The challenges of AI transaction categorization
Implementing AI in fintech also brings about some challenges. Keeping the data secure and the models operating on quality training data are only a few of them.
Data privacy and security
One of the challenges is keeping the data private and secure. All transaction data is sensitive and must be protected. Financial institutions are required to comply with regulations such as GDPR and CCPA to ensure proper security. The data should be encrypted to prevent unauthorized access. It’s essential to conduct regular security audits. This helps identify potential threats and security risks.
Need for quality data
For the AI models to operate on the highest levels, they must be provided with new data. Regular updates are essential to avoid errors and adapt to changing categorization processes. The dataset for training must be enriched with the latest concepts, trends, and changes in types of transactions. Models should incorporate new knowledge while keeping information learned from older data.
AI transaction categorization solutions
AI and ML have significantly improved the process of transaction categorization. The technology responsible for categorizing transactions is becoming more accessible. There are a few options on the market that can be implemented to improve the categorization process.
Depending on the business needs, providers can help with the AI transaction categorization process. Some offer APIs capable of enriching transactions with information customers lack in bank descriptions. The data enrichment usually adds information about the merchant, logo, and website.

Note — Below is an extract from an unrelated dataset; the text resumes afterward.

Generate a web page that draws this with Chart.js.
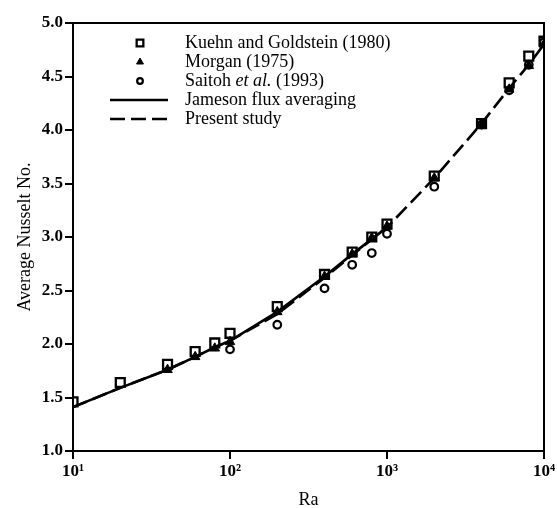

Digital transformation with AI
Artificial intelligence has strongly influenced the fintech industry. Looking at its possibilities, the industry can benefit from implementing it into the services. AI-powered transaction categorization is one of the options for financial institutions to embrace – innovation. AI’s capability to enhance the accuracy and efficiency of data analysis is one of the key benefits. It can also help with data-driven decisions, predictive analytics, and more.